Use S3 API to access snapshot
voron opened this issue · 1 comments
voron commented
It's a feature request (kinda addition to #260) to make bootstrap from snapshot a lot easier for users. The idea is the following
- use S3 APi instead of HTTP
- Cloudflare R2 allows to create read-only user
- access unarchived datadir content ( geth dir content basically) instead of single archive file
Pros:
- no archive - no double-space requirement
wget | tar
is non-starter with 2.4TB archive, any reconnect and you have to start from scratch- matters with bare metal servers, it's a bit tricky to get double space for single use task
- use of s3-optimized tools to boost performance like s5cmd
- aria2c is good, but it requires single file to proceed
- s5cmd may be used to boost upload performance, with or without multipart uploads
- on-the-fly checksum verification to ensure integrity
- no archive - incremental sync-up is possible, download changed objects only, not the whole datadir
- a quick way for node ops to catch up a dated node or continue the download using a fresh snapshot source
- it's tricky to do the same with uploads, as well-known/exposed directory has to be in consistent state at any time, thus no benefits here
Cons:
- increased billing
- One S3 sync estimate is 1 class A op + 0.1M class B op with PBSS datadir (~50k files), making every full sync like $0.036 after free teer.
- R2 data store increase
- snapshot compression ratio is low, it's like 200GB per snapshot, ~$3/month
- expose access key and secret key to public
- it's read-only though
- it may be rotated once in a couple months in case of abuse
PS: I'm not talking about hash-based schema with 500k+ files, it's going to be deprecated anyway.
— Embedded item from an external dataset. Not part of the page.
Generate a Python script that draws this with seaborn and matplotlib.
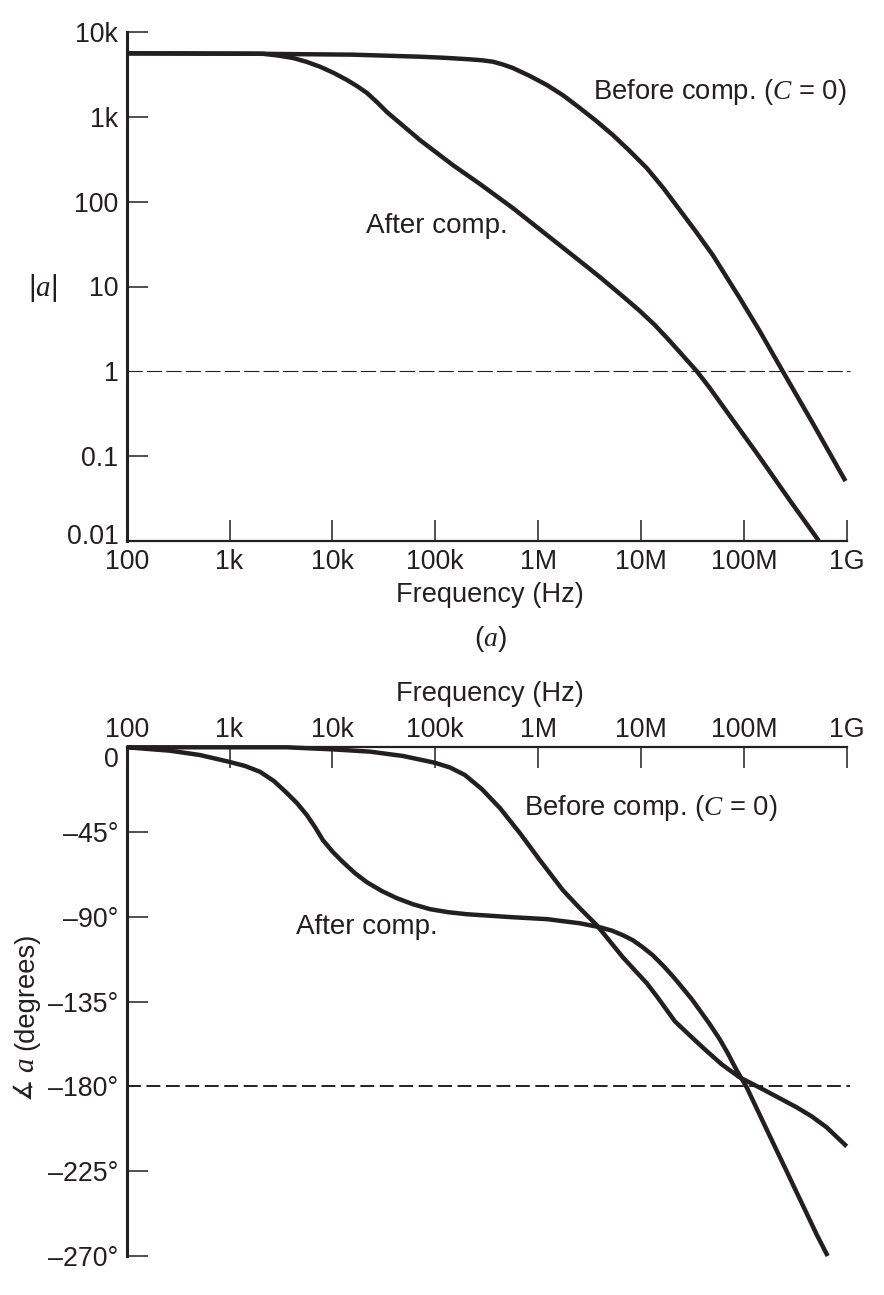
# Bode plots of the amplifier before and after compensation
import numpy as np
import pandas as pd
import seaborn as sns
import matplotlib.pyplot as plt
from matplotlib.transforms import ScaledTranslation

# frequency given as log10(Hz), gain as log10(|a|), phase in degrees
gain_before_logf = [2.00, 3.227, 4.199, 4.850, 5.093, 5.336, 5.453, 5.560, 5.657, 5.754,
                    5.919, 6.085, 6.245, 6.405, 6.566, 6.726, 6.891, 7.056, 7.217, 7.377,
                    7.537, 7.698, 7.960, 8.154, 8.378, 8.669, 8.988]
gain_before_log = [3.752, 3.747, 3.736, 3.712, 3.699, 3.681, 3.670, 3.653, 3.620, 3.579,
                   3.485, 3.378, 3.254, 3.107, 2.953, 2.788, 2.599, 2.398, 2.162, 1.903,
                   1.643, 1.371, 0.864, 0.475, 0.0, -0.611, -1.296]
gain_after_logf = [2.00, 3.325, 3.471, 3.617, 3.747, 3.879, 4.010, 4.142, 4.238, 4.336,
                   4.432, 4.530, 4.850, 5.171, 5.434, 5.754, 6.085, 6.405, 6.600, 6.843,
                   6.989, 7.134, 7.280, 7.543, 7.669, 7.795, 8.125, 8.446, 8.728]
gain_after_log = [3.752, 3.747, 3.726, 3.697, 3.652, 3.594, 3.522, 3.437, 3.366, 3.284,
                  3.177, 3.059, 2.729, 2.433, 2.210, 1.926, 1.608, 1.301, 1.112, 0.864,
                  0.711, 0.546, 0.357, 0.0, -0.198, -0.411, -0.966, -1.522, -2.0]

phase_before_logf = [2.00, 3.558, 4.005, 4.365, 4.685, 4.996, 5.142, 5.288, 5.453, 5.628,
                     5.822, 6.017, 6.240, 6.405, 6.570, 6.697, 6.823, 6.939, 7.056, 7.153,
                     7.231, 7.329, 7.474, 7.620, 7.785, 7.960, 8.184, 8.349, 8.514, 8.660,
                     8.805, 9.0]
phase_before = [0, 0, -1.1, -2.3, -4.6, -8.2, -10.7, -14.7, -22.2, -32.2,
                -45.5, -59.9, -75.8, -85.4, -94.4, -102.9, -111.4, -118.3, -125.2, -132.1,
                -138.0, -145.4, -152.9, -160.3, -168.3, -175.2, -181.5, -186.3, -191.1, -195.9,
                -201.7, -211.8]
phase_after_logf = [2.00, 2.421, 2.712, 2.995, 3.150, 3.296, 3.431, 3.558, 3.655, 3.752,
                    3.830, 3.908, 4.005, 4.102, 4.219, 4.335, 4.481, 4.627, 4.783, 4.948,
                    5.123, 5.307, 5.531, 5.754, 6.085, 6.405, 6.600, 6.717, 6.823, 6.921,
                    7.017, 7.115, 7.212, 7.309, 7.407, 7.494, 7.572, 7.669, 7.766, 7.844,
                    7.931, 8.028, 8.106, 8.184, 8.300, 8.417, 8.514, 8.611, 8.708, 8.815]
phase_after = [0, -1.8, -4.1, -7.7, -9.9, -13.0, -17.9, -24.3, -29.6, -36.0,
               -42.3, -49.3, -55.6, -60.9, -66.8, -71.6, -76.3, -80.1, -83.3, -85.9,
               -87.5, -88.6, -89.4, -90.2, -91.2, -93.4, -95.5, -97.3, -99.7, -102.4,
               -106.1, -110.4, -115.7, -121.5, -127.9, -133.7, -139.6, -147.0, -155.0, -162.4,
               -171.5, -180.5, -189.5, -198.5, -211.8, -225.1, -236.3, -247.4, -258.6, -270.0]

freq_ticks = [1e2, 1e3, 1e4, 1e5, 1e6, 1e7, 1e8, 1e9]
freq_labels = ["100", "1k", "10k", "100k", "1M", "10M", "100M", "1G"]
gain_ticks = [1e4, 1e3, 100, 10, 1, 0.1, 0.01]
gain_labels = ["10k", "1k", "100", "10", "1", "0.1", "0.01"]
phase_ticks = [0, -45, -90, -135, -180, -225, -270]
phase_labels = ["0", "–45°", "–90°", "–135°", "–180°", "–225°", "–270°"]

INK = "#231f20"
W, H = 884, 1295

sns.set_theme(style="ticks", rc={"lines.scale_dashes": False})
plt.rcParams["font.family"] = ["Liberation Sans", "DejaVu Sans"]
plt.rcParams["mathtext.fontset"] = "custom"
plt.rcParams["mathtext.it"] = "Liberation Serif:italic"
plt.rcParams["mathtext.rm"] = "Liberation Sans"
plt.rcParams["text.color"] = INK
TICK_FS = 19.3
FS = 20


def px_axes(left, right, top, bottom):
    return [left / W, 1 - bottom / H, (right - left) / W, (bottom - top) / H]


def px_text(x, y, s, **kw):
    kw.setdefault("ha", "left")
    fig.text(x / W, 1 - y / H, s, va="center", fontsize=kw.pop("fontsize", FS), color=INK, **kw)


def draw_curve(ax, logf, vals):
    df = pd.DataFrame({"f": 10 ** np.array(logf), "v": vals})
    sns.lineplot(data=df, x="f", y="v", ax=ax, color=INK, linewidth=3.2,
                 estimator=None, sort=False, clip_on=False, solid_capstyle="butt",
                 solid_joinstyle="round")


def style_axes(ax):
    ax.set_xscale("log")
    ax.set_xlim(1e2, 1e9)
    ax.set_xticks(freq_ticks, freq_labels)
    ax.minorticks_off()
    ax.tick_params(axis="both", direction="in", length=15, width=1.1, color=INK,
                   labelsize=TICK_FS, labelcolor=INK)
    ax.tick_params(axis="y", pad=6)
    ax.set_xlabel("")
    ax.set_ylabel("")
    ax.spines["left"].set_linewidth(2.2)
    for s in ax.spines.values():
        s.set_color(INK)


fig = plt.figure(figsize=(W / 100, H / 100), dpi=100)

# (a) magnitude
ax1 = fig.add_axes(px_axes(126.7, 846.7, 32.3, 540.7))
draw_curve(ax1, gain_before_logf, 10 ** np.array(gain_before_log))
draw_curve(ax1, gain_after_logf, 10 ** np.array(gain_after_log))
ax1.set_yscale("log")
ax1.set_ylim(0.01, 1e4)
ax1.hlines(1, 1e2, 1.07e9, color=INK, linewidth=0.8, linestyles=(0, (11, 3)), clip_on=False)
style_axes(ax1)
ax1.tick_params(axis="x", pad=6)
ax1.set_yticks(gain_ticks, gain_labels)
ax1.minorticks_off()
ax1.spines["bottom"].set_linewidth(1.6)
sns.despine(ax=ax1)
ax1.yaxis.get_major_ticks()[4].tick1line.set_visible(False)
lab = ax1.get_yticklabels()[-1]
lab.set_transform(lab.get_transform() + ScaledTranslation(0, 7 / 100, fig.dpi_scale_trans))

# (b) phase
ax2 = fig.add_axes(px_axes(126.7, 846.7, 747.3, 1256))
draw_curve(ax2, phase_before_logf, phase_before)
draw_curve(ax2, phase_after_logf, phase_after)
ax2.set_ylim(-270, 0)
ax2.hlines(-180, 1e2, 1.07e9, color=INK, linewidth=1.4, linestyles=(0, (10, 4)), clip_on=False)
style_axes(ax2)
ax2.set_yticks(phase_ticks, phase_labels)
ax2.xaxis.tick_top()
ax2.tick_params(axis="x", direction="in", length=15, width=1.1, pad=3)
ax2.spines["top"].set_linewidth(1.6)
ax2.spines["bottom"].set_visible(False)
ax2.spines["right"].set_visible(False)
ax2.yaxis.get_major_ticks()[4].tick1line.set_visible(False)
ax2.get_yticklabels()[0].set_verticalalignment("top")

# labels
px_text(593, 92, "Before comp. ($C$ = 0)", fontsize=19.7)
px_text(366, 226, "After comp.")
px_text(524, 808, "Before comp. ($C$ = 0)", fontsize=19.7)
px_text(296, 927, "After comp.")
px_text(490, 595, "Frequency (Hz)", ha="center", fontsize=19.6)
px_text(490, 694, "Frequency (Hz)", ha="center", fontsize=19.6)
px_text(490, 639, "($a$)", ha="center")
px_text(43, 288, "$|a|$", ha="center", fontsize=21)
px_text(23, 1088, "∡", ha="center", rotation=90, fontsize=18)
px_text(26, 1065, "$a$", ha="center", rotation=90, fontsize=21)
px_text(26, 991, "(degrees)", ha="center", rotation=90, fontsize=19.8)

fig.savefig("out.png", dpi=100)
Testnet snapshot may be small enough to make wget|tar
to work in most cases also.
zzzckck commented
Thanks for you feedback, we may not use the S3 API tool, as:
1.Cost increase as you mentioned. There would have lots of files to be upload/download, cost could be much higher then one single large file.
2.Performance may not good, although "s3-optimized tools" could have good performance
Maybe we can provide a tool to improve UX, like "double-space issue"